This repo is used to compute the jarm values of top 1 millions website.
More info on jarm.
alexa rank | domain | ip | JARM hash |
---|---|---|---|
1 | google.com | 216.58.213.78 | 29d3fd00029d29d21c42d43d00041df48f145f65c66577d0b01ecea881c1ba |
2 | youtube.com | 172.217.18.206 | 29d3fd00029d29d21c42d43d00041df48f145f65c66577d0b01ecea881c1ba |
Output file from February 2023 scan: result.csv (Alexa rank column has been removed).
flowchart LR
csv(CSV file with domains to scan and their rank) --> Scheduler --> domainQueue[/queue of domains/]
domainQueue--> workerDNS1[Worker resolving the domain into IP]
domainQueue --> workerDNS2[Worker resolving the domain into IP]
domainQueue --> workerDNS3[Worker resolving the domain into IP]
workerDNS1 --> ipQueue[/queue of IPs/]
workerDNS2 --> ipQueue
workerDNS3 --> ipQueue
ipQueue--> workerJARM1[Worker performing the JARM scan on the IP]
ipQueue --> workerJARM2[Worker performing the JARM scan on the IP]
ipQueue --> workerJARM3[Worker performing the JARM scan on the IP]
workerJARM1 --> scanResultQueue[/queue of JARM result/]
workerJARM2 --> scanResultQueue
workerJARM3 --> scanResultQueue
scanResultQueue--> workerAggregation[Aggregates results in a single CSV]
Note
The use of rq and docker compose does really make sense for tasks that are CPU-bond which is not the case here.
Nonetheless with a master and 3 workers (for a total of 5Go of RAM and 8vCPU, so a very modest cluster) it took a day and a half to process ~600k scans.

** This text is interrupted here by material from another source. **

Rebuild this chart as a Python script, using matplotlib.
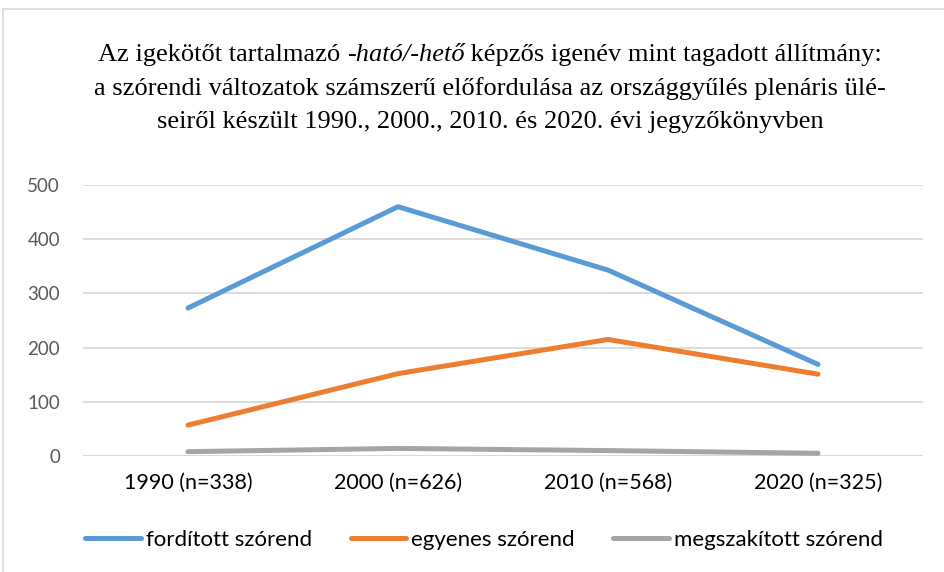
import matplotlib
matplotlib.use("Agg")
import matplotlib.pyplot as plt
from matplotlib.lines import Line2D

categories = ["1990 (n=338)", "2000 (n=626)", "2010 (n=568)", "2020 (n=325)"]
forditott = [273, 460, 343, 169]
egyenes = [57, 152, 215, 151]
megszakitott = [8, 14, 10, 5]
series_names = ["fordított szórend", "egyenes szórend", "megszakított szórend"]
colors = ["#5B9BD5", "#ED7D31", "#A5A5A5"]
yticks = [0, 100, 200, 300, 400, 500]

W, H = 944, 572
fig = plt.figure(figsize=(W / 100, H / 100), dpi=100)
fig.patch.set_facecolor("white")

ax = fig.add_axes([83 / W, 1 - 456 / H, (923 - 83) / W, (456 - 185) / H])
x = list(range(len(categories)))
for vals, c, name in zip([forditott, egyenes, megszakitott], colors, series_names):
    ax.plot(x, vals, color=c, lw=3.6, solid_capstyle="round", solid_joinstyle="round", label=name, zorder=3)

ax.set_xlim(-0.5, len(categories) - 0.5)
ax.set_ylim(0, 500)
ax.set_yticks(yticks)
ax.set_yticklabels([str(v) for v in yticks], fontfamily="Lato", fontsize=13.5, color="#595959")
ax.set_xticks(x)
ax.set_xticklabels(categories, fontfamily="Lato", fontsize=15.5, color="#000000")
ax.tick_params(axis="both", length=0)
ax.tick_params(axis="y", pad=16.5)
ax.tick_params(axis="x", pad=12)
for s in ax.spines.values():
    s.set_visible(False)
ax.grid(axis="y", color="#D9D9D9", lw=1.3, zorder=0)
ax.axhline(0, color="#D9D9D9", lw=1.3, zorder=1)

# border lines of chart area
fig.add_artist(Line2D([3 / W, 3 / W], [0, 1 - 9 / H], color="#D9D9D9", lw=1.2))
fig.add_artist(Line2D([3 / W, 1], [1 - 9 / H, 1 - 9 / H], color="#D9D9D9", lw=1.2))

# Title
tfont = dict(family="Liberation Serif", size=19, color="#000000")
renderer = fig.canvas.get_renderer()
parts = [("Az igekötőt tartalmazó ", "normal"), ("-ható/-hető", "italic"),
         (" képzős igenév mint tagadott állítmány:", "normal")]
widths = []
tmp = []
for s, st in parts:
    t = fig.text(0, 0, s, fontstyle=st, **tfont)
    bb = t.get_window_extent(renderer)
    widths.append(bb.width)
    tmp.append(t)
for t in tmp:
    t.remove()
total = sum(widths)
cx = 490
xs = cx - total / 2
y1 = 1 - 55 / H
for (s, st), w in zip(parts, widths):
    fig.text(xs / W, y1, s, fontstyle=st, va="center", ha="left", **tfont)
    xs += w
fig.text(cx / W, 1 - 89 / H, "a szórendi változatok számszerű előfordulása az országgyűlés plenáris ülé-",
         ha="center", va="center", **tfont)
fig.text(cx / W, 1 - 122 / H, "seiről készült 1990., 2000., 2010. és 2020. évi jegyzőkönyvben",
         ha="center", va="center", **tfont)

leg = fig.legend(loc="center", bbox_to_anchor=(484 / W, 1 - 540 / H), ncol=3, frameon=False,
                 prop=dict(family="Lato", size=16), handlelength=2.5, handletextpad=0.22,
                 columnspacing=1.75, labelcolor="#000000")
for h in leg.get_lines():
    h.set_linewidth(3.6)

fig.savefig("out.png", dpi=100, facecolor="white")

As workers focus on priority on the ip queue, few jobs stay in this queue
Run poetry install
to install dependencies.
This project use PyO3 to bind rust code, to use it run maturin develop --locked --release
To prepare local docker image run docker build -t top-1m-jarm:latest .
This project use docker swarm (might require docker swarm init
).
One node has to be marked as a coordinator with:
docker node update --label-add coordinator=1 $(docker node inspect --format '{{ .ID }}' self)
.
It'll be responsible for input/output files.
result.csv
must also be created via touch (by default touch ./data/result.csv
).
docker stack deploy --compose-file docker-compose.yml top1MjarmStack
docker stack ls
docker service ls
docker service logs top1MjarmStack_scheduler -f
To monitor the queue:
docker exec -it $(docker ps -qf "name=top1MjarmStack_csv_writer" | head -n 1) poetry run rq info default domains ips jarm_result --url redis://:XXX_SET_REDIS_PASS_XXX@redis_queue:6379 -i 1
To remove the running containers:
docker stack rm top1MjarmStack
docker stack ls
docker build -t hugocker/top-1m-jarm --pull --no-cache .
docker push hugocker/top-1m-jarm